Exercise instructions: Output the material word for word. Leave each picture out.

Data lines:

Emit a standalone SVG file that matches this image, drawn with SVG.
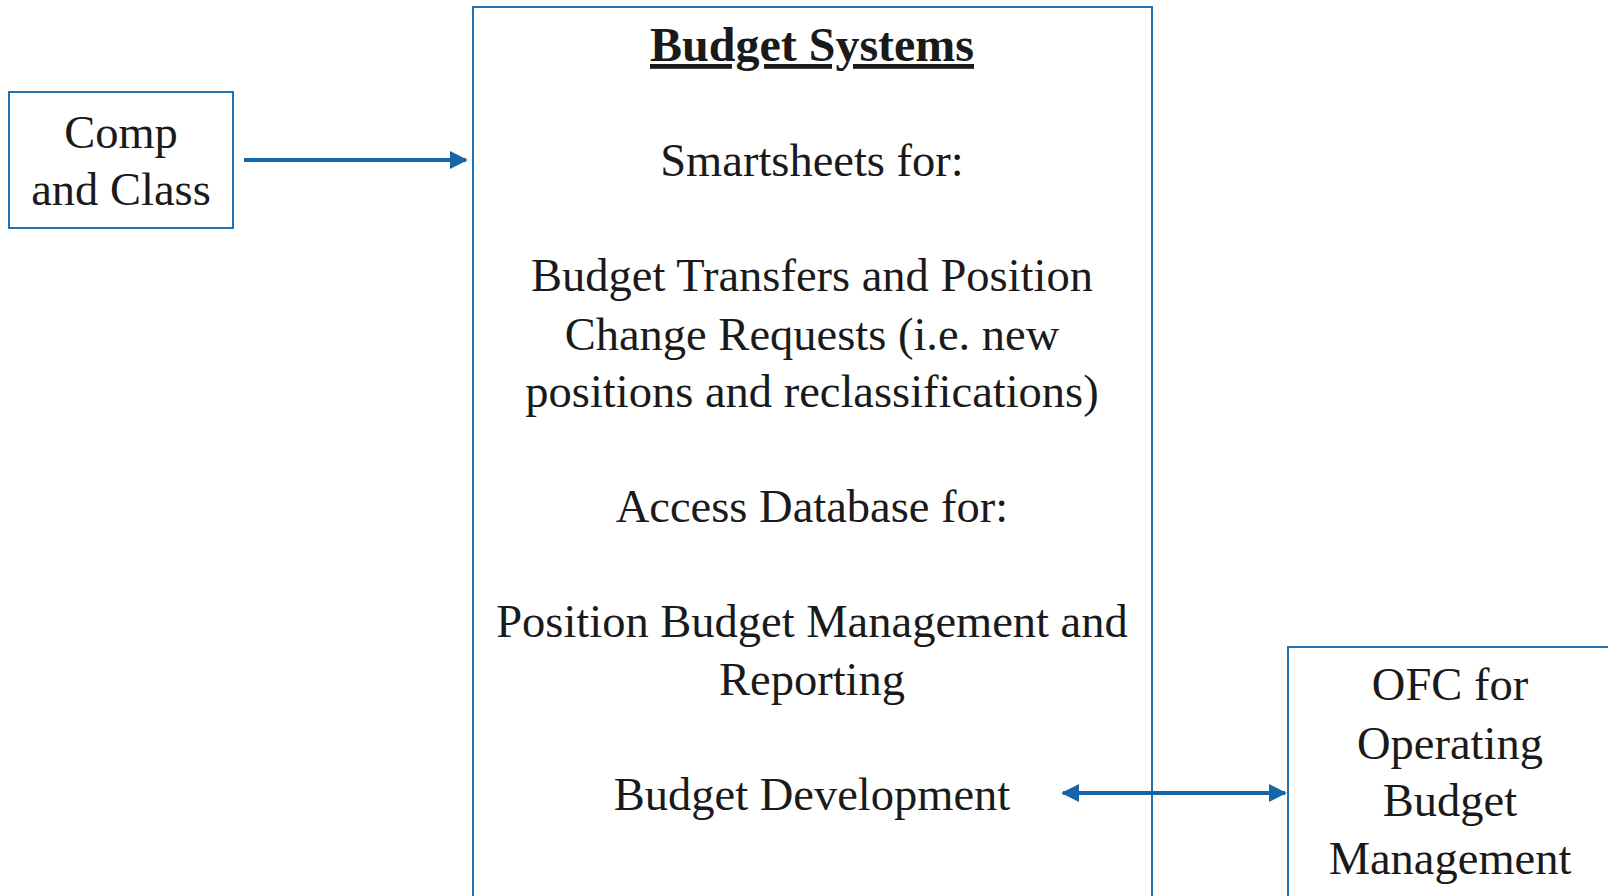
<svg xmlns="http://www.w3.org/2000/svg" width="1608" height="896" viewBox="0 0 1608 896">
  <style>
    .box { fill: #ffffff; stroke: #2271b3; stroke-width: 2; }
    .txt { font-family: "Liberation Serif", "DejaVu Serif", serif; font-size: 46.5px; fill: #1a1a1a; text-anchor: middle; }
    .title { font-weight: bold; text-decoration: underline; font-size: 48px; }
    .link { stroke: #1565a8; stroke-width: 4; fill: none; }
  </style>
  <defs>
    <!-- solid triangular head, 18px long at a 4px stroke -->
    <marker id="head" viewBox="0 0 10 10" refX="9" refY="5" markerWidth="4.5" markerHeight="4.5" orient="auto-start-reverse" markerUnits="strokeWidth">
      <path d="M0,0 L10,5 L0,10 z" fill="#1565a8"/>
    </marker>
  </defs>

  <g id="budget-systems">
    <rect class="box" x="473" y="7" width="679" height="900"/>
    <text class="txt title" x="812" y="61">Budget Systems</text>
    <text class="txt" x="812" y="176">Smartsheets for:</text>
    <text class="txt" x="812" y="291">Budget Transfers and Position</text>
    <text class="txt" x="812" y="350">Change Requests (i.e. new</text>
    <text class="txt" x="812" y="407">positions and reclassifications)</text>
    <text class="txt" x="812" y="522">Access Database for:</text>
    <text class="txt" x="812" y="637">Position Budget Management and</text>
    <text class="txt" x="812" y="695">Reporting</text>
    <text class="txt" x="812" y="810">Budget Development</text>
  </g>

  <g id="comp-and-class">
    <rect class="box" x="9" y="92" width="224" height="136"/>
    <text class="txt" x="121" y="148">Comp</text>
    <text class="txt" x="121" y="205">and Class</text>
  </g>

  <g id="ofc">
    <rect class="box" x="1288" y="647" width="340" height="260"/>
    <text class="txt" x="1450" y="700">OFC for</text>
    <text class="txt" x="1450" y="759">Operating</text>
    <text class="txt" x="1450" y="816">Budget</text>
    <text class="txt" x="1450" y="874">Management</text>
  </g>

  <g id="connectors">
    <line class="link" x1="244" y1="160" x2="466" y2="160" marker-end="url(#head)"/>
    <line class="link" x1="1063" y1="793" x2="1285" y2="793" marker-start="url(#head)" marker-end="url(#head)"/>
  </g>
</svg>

Exercise result:
Emit a standalone SVG file that matches this image, drawn with SVG.
<svg xmlns="http://www.w3.org/2000/svg" width="1608" height="896" viewBox="0 0 1608 896">
  <style>
    .box { fill: #ffffff; stroke: #2271b3; stroke-width: 2; }
    .txt { font-family: "Liberation Serif", "DejaVu Serif", serif; font-size: 46.5px; fill: #1a1a1a; text-anchor: middle; }
    .title { font-weight: bold; text-decoration: underline; font-size: 48px; }
    .link { stroke: #1565a8; stroke-width: 4; fill: none; }
  </style>
  <defs>
    <!-- solid triangular head, 18px long at a 4px stroke -->
    <marker id="head" viewBox="0 0 10 10" refX="9" refY="5" markerWidth="4.5" markerHeight="4.5" orient="auto-start-reverse" markerUnits="strokeWidth">
      <path d="M0,0 L10,5 L0,10 z" fill="#1565a8"/>
    </marker>
  </defs>

  <g id="budget-systems">
    <rect class="box" x="473" y="7" width="679" height="900"/>
    <text class="txt title" x="812" y="61">Budget Systems</text>
    <text class="txt" x="812" y="176">Smartsheets for:</text>
    <text class="txt" x="812" y="291">Budget Transfers and Position</text>
    <text class="txt" x="812" y="350">Change Requests (i.e. new</text>
    <text class="txt" x="812" y="407">positions and reclassifications)</text>
    <text class="txt" x="812" y="522">Access Database for:</text>
    <text class="txt" x="812" y="637">Position Budget Management and</text>
    <text class="txt" x="812" y="695">Reporting</text>
    <text class="txt" x="812" y="810">Budget Development</text>
  </g>

  <g id="comp-and-class">
    <rect class="box" x="9" y="92" width="224" height="136"/>
    <text class="txt" x="121" y="148">Comp</text>
    <text class="txt" x="121" y="205">and Class</text>
  </g>

  <g id="ofc">
    <rect class="box" x="1288" y="647" width="340" height="260"/>
    <text class="txt" x="1450" y="700">OFC for</text>
    <text class="txt" x="1450" y="759">Operating</text>
    <text class="txt" x="1450" y="816">Budget</text>
    <text class="txt" x="1450" y="874">Management</text>
  </g>

  <g id="connectors">
    <line class="link" x1="244" y1="160" x2="466" y2="160" marker-end="url(#head)"/>
    <line class="link" x1="1063" y1="793" x2="1285" y2="793" marker-start="url(#head)" marker-end="url(#head)"/>
  </g>
</svg>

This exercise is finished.